さすがに母は、辞める時に溜まった有休を消化して辞めましたが、パートの中では消化しない人がほとんどです。

高年齢パートであっても仕事ができれば、低賃金でも辞めない、会社にとって都合のいい労働者です。そうした低賃金労働者の存在が、職場を奪い、賃金が上がらない原因にもつながります。

いよいよ退職

86歳にして母はようやく退職を決意してくれました。
その一番の理由は腰の痛みです。
痛み止めを飲んで続けていた仕事でしたが、もしこのまま続けて腰が悪化したら歩けなくなるかもしれない、という恐怖でした。

以前からずっと私たち家族は

「腰を悪くする。歩けなくなったらどうするの。
会社は個人の体調がどうなっても責任はとらないよ。自分はつらいし、
家族が困るだけ。無理をしないで仕事を減らすか、辞めるかしてほしい。」

と言い続けていました。
母のように年齢が高いと加齢とも労災とも言い難いし、パートと言う立場も難しいでしょう、仕事で健康を害したら、身体の壊し損になります。

とは言っても、母は自分で実感しないとわからないタイプなので

「自分で納得いくようにやったらいい。
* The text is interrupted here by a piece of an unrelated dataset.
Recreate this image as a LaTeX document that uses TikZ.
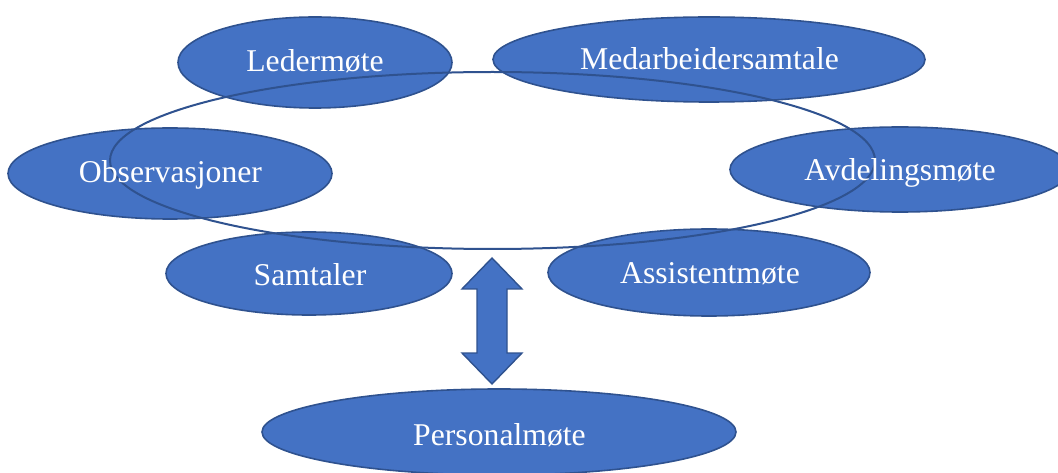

あとで困っても知らないからね」

と言って時期を待つことにしていました。

そして今年のお正月休暇とコロナの休業が開けて
仕事に戻ってから、母の腰の調子が急に悪化したことと
コロナ感染の心配から、長年ズルズルしていた退職の決意を
遂に固めてくれました。

退職を決めて有休消化も明け、いよいよ最後の日、
職場の仲間や上司、事務所の社員に挨拶もかねて、
せっせとあれやこれやと準備したミニギフトとお菓子を綺麗に
ラッピングして、会社へ配りに行ったのにもびっくりしました。

「そんだけ安い賃金でボーナスもなく86歳まで24年間も働いて、
お母さんが記念品をもらうならわかるけど、なんでお母さんがみんなに
プレゼントを配るの?逆じゃないの?同僚や会社から何かもらった?」

と言うと

「いやぁ、何も。一部の人からカードもらったけど。
だって24年間もお世話になったし・・・」

気持ちもわからないでもないけど、お人好し、というか。
まあ、いいけど。

自分でスッキリとけじめをつけるためにもお礼のギフトを持って挨拶に行くって、母にとっては大切で楽しいことなんでしょうね。

86歳からの人生

仕事を辞めて母の生活はのんびりとしたものになったはずですが、
家にいたらいたで、しなければならないと思うことが山積み。
かといってなかなか進まない生活に若干苛立っているようです。
その気持ち、よくわかります。私もそうですから。

母の場合は、体が以前のようにテキパキと動くわけではないですから、
なおさらでしょう。
でもなにも焦ることもないので気ままにやればいいんです。

母には何か好きなことを見つけたり、軽い散歩でも自転車でも家事でも
体を動かすようにしてほしいし、人との交流も適度にしてほしいですが、
どうでしょう。やっぱり腰の痛みがネックのようですね。
上手く見つかるといいなぁ、と思っています。

母には
「来年、またカナダに来て。だから体調を整えて、体力をつけてね。」
と言っています。そんなことも母の生活の目標になればいいと思ってます。

仕事を辞めて日々の緊張感がなくなって穏やかになった母の顔ですが、
老いの不安も抱えているようなので、ちょっと心配です。

老い方や人生の終わり方って本当に人さまざまで、それこそ個性的です。
母には、この先もなんとなく幸せと感じられる老い方をしてほしいし、
「ああ、楽しかった。」と言って人生の終わりの瞬間を迎えてほしい。

さて、私は来年62歳。母が再就職をした年です。
これから24年間働いたのかぁ、と考えると人生まだまだいろいろできそうな気がします。

母は86歳にして第3の人生が始まりました。
そして私は61歳にして母の第2の人生のスタート地点に立ったところです。